Thoughts on College and Education...: I've put together some of my thoughts on why we go to college, among other things.
I see in The Nation this week that the Port Huron manifesto turned 40 years old this week. It is an interesting document to read, it's a manifesto for change, done by the affluent college students of the early 1960s.
While the rest of the world was infatuated by plastic, some students where fascinated with a real society, not one of plastic. Unfortunately, as was all know, the Students for a Democratic society fizzed out in 1969, along with many the dreams and hopes of a generation. The affluent society became the troubled one.
The document is an interesting one, it helped to mainstream the concept of democracy with active participation by all members. A concept that would be actively embraced by grassroot groups (mostly to their failures), and to get lip service by many politicians, including the late Dick Nixon.
I guess it has a similar tone, and similar ideas to many other documents of that era, somehow it reminds me of President Johnson's Great Society speech. It's content proved to be impractical, the SDS would implode. While Great Society didn't have a happy ending, it had more of a possibility, then the Port Huron statement would ever have.
Both Great Society and Port Huron died and burned in the summer of 1968, with the hopes of the nation.

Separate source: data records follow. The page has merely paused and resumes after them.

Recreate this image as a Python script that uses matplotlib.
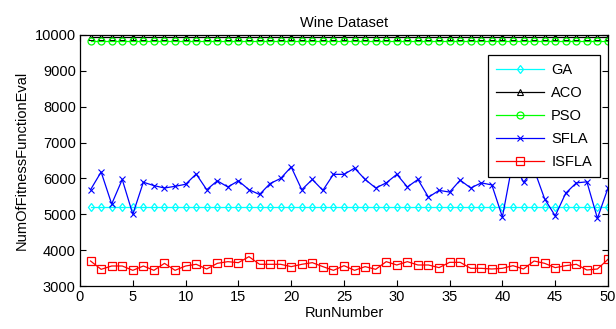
import matplotlib
matplotlib.use("Agg")
import matplotlib.pyplot as plt
import numpy as np

plt.rcParams['font.family'] = ['Liberation Sans', 'DejaVu Sans']

runs = list(range(1, 51))
ga = [5200] * 50
aco = [9950] * 50
pso = [9820] * 50
sfla = [5686, 6180, 5286, 5971, 5000, 5894, 5800, 5733, 5780, 5837,
        6123, 5686, 5933, 5762, 5933, 5686, 5552, 5857, 6000, 6320,
        5686, 5971, 5667, 6114, 6114, 6286, 5971, 5733, 5876, 6114,
        5762, 5971, 5476, 5667, 5619, 5952, 5733, 5876, 5819, 4924,
        6500, 5894, 6250, 5429, 4957, 5590, 5876, 5905, 4886, 5733]
isfla = [3697, 3465, 3558, 3558, 3437, 3558, 3437, 3632, 3437, 3558,
         3605, 3474, 3632, 3679, 3651, 3818, 3605, 3605, 3605, 3540,
         3605, 3651, 3540, 3437, 3567, 3437, 3540, 3465, 3679, 3586,
         3679, 3586, 3586, 3512, 3660, 3660, 3493, 3493, 3474, 3493,
         3567, 3474, 3697, 3632, 3512, 3567, 3605, 3446, 3474, 3744]

fig = plt.figure(figsize=(6.16, 3.29), dpi=100)
ax = fig.add_axes([80/616, 43/329, 528/616, 251/329])

lw = 0.9
ax.plot(runs, ga, color=(0, 1, 1), marker='d', ms=4.5, mfc='none', mew=0.9, lw=lw, label='GA')
ax.plot(runs, aco, color='black', marker='^', ms=4.5, mfc='none', mew=0.8, lw=lw, label='ACO')
ax.plot(runs, pso, color=(0, 1, 0), marker='o', ms=5, mfc='none', mew=0.9, lw=lw, label='PSO')
ax.plot(runs, sfla, color=(0, 0, 1), marker='x', ms=4.5, mew=0.8, lw=lw, label='SFLA')
ax.plot(runs, isfla, color=(1, 0, 0), marker='s', ms=6, mfc='none', mew=0.9, lw=lw, label='ISFLA')

ax.set_xlim(0, 50)
ax.set_ylim(3000, 10000)
ax.set_xticks(np.arange(0, 51, 5))
ax.set_yticks(np.arange(3000, 10001, 1000))
ax.tick_params(direction='in', top=True, right=True, labelsize=10.5, length=4, width=0.8, pad=3)
for s in ax.spines.values():
    s.set_linewidth(0.9)

ax.set_title('Wine Dataset', fontsize=10.5, pad=6)
ax.set_xlabel('RunNumber', fontsize=10.5, labelpad=1)
ax.set_ylabel('NumOfFitnessFunctionEval', fontsize=10.5, labelpad=4)

leg = ax.legend(loc='upper right', bbox_to_anchor=(520/528, 231/251), numpoints=1,
                fontsize=10.5, handlelength=3.3, handletextpad=0.5, labelspacing=0.62,
                borderpad=0.55, borderaxespad=0, fancybox=False, framealpha=1,
                edgecolor='black')
leg.get_frame().set_linewidth(0.9)

fig.savefig('out.png', dpi=100)
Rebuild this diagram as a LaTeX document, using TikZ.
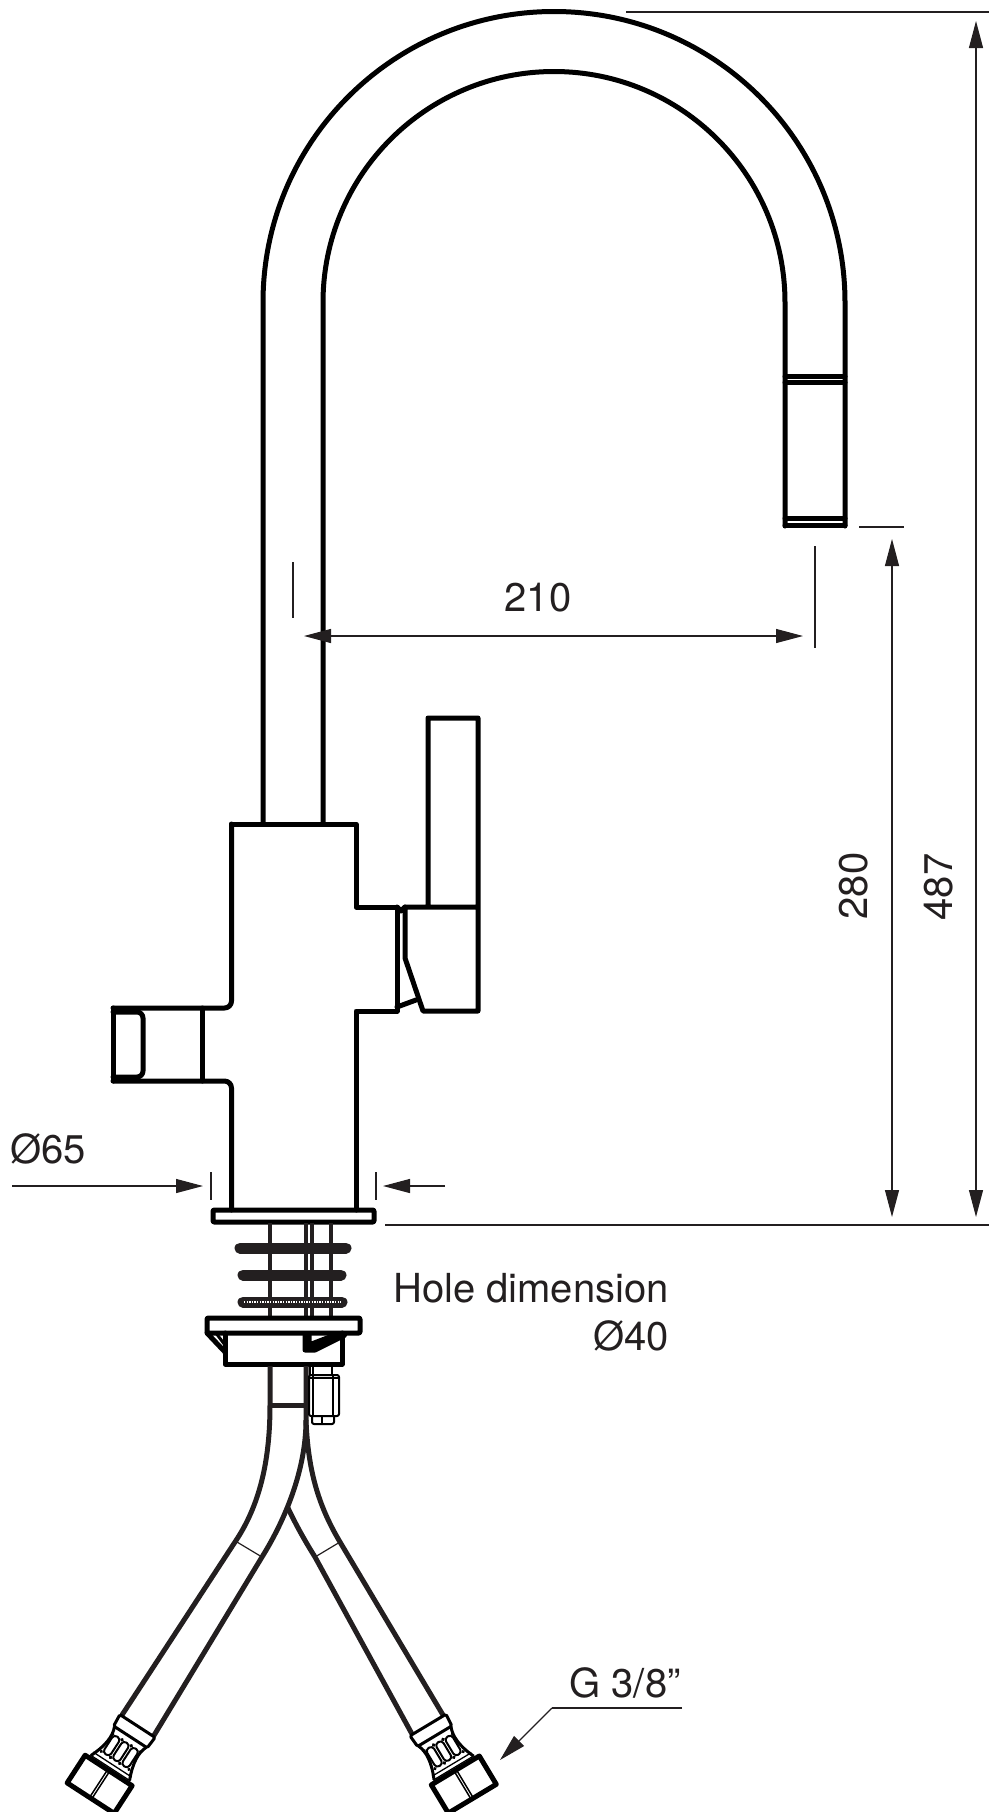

While Richard Nixon tried to pass several pieces of legislation that were almost up to Great Society standards (like the Family Assistance Plan), they never happened. The Vietnam war, which fueled SDS killed it, as it did to the Great Society plan.
Since the era post-Vietnam and Watergate, politics have never been the same. Cynics have won the philosophical debate as of recent, because their has been a lot of evidence that the government sometimes doesn't tell the truth, and even outright lies, and takes advantage for their personal advantage.
Maybe you could argue that 1968 was good-doers gone wrong. LBJ, RFK and McCarthy in retrospect probably only had the best of intentions in mind, but unforently, as we all know, it didn't work out that way. The protestors didn't go there for an angry backlash, that just how it worked out.